As for the cleanup contractors:
Most major disaster cleanup companies have sub-contractor signup information on their websites. Get together all your company information, list of services, and equipment, bank information, insurance information and all contact information and locations and get signed up with each contractor. Depending on the disaster location or your services, you may get a call.
If you are in the grinding, shredding or hauling business, and want to get involved in these cleanups, I have a few points of advice:
- Get setup with the prime contractors as described earlier
- You must be able to be on site and operating within 24 hours.
- Make sure you have enough money to cover all your business costs for at least a month because getting vendor payments setup will take a while which is why, just like pre-event contracts, having all that setup prior to, will get you paid faster.
- Plan on bringing a place to live with you.
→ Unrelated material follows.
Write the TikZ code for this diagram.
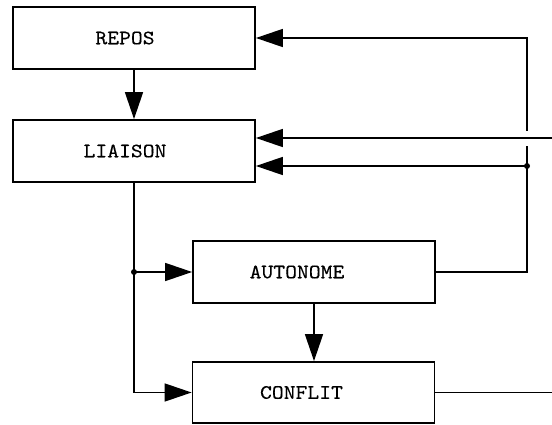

Most of the hotels will have displaced residents living in them or the prime contractors; FEMA and local officials will already have them filled.
- Have every part and spare part possible. And bring full oil and fuel tanks with you. Getting things delivered when there are no addresses is not very easy.
- Bring more equipment. If your grinder isn’t running, you are not making money. You are not going to impress your contractor either.
When more sites open, or more materials are available, the BEST bird gets the worm. Handle it. No matter who, what, when, how, why. Get the job done. No excuses. Then you will receive as much work as you would want. You will also get the calls in the future.
- Work for who you trust. This is my number one piece of advice. Don’t be a sub to a sub to a sub to a sub. Lowest man on the pole gets paid last if at all. The best Prime Contractors will have tens of millions banked to pay subs as much as weekly to keep the cleanup going while they are waiting to get paid from their customer. Those that don’t, struggle to keep subcontractors on the job and struggle to keep their contract.
A lot of business owners are involved in their local politics. Make sure your county or city has disaster plans in place to minimize the cleanup delay and expedite the relief efforts.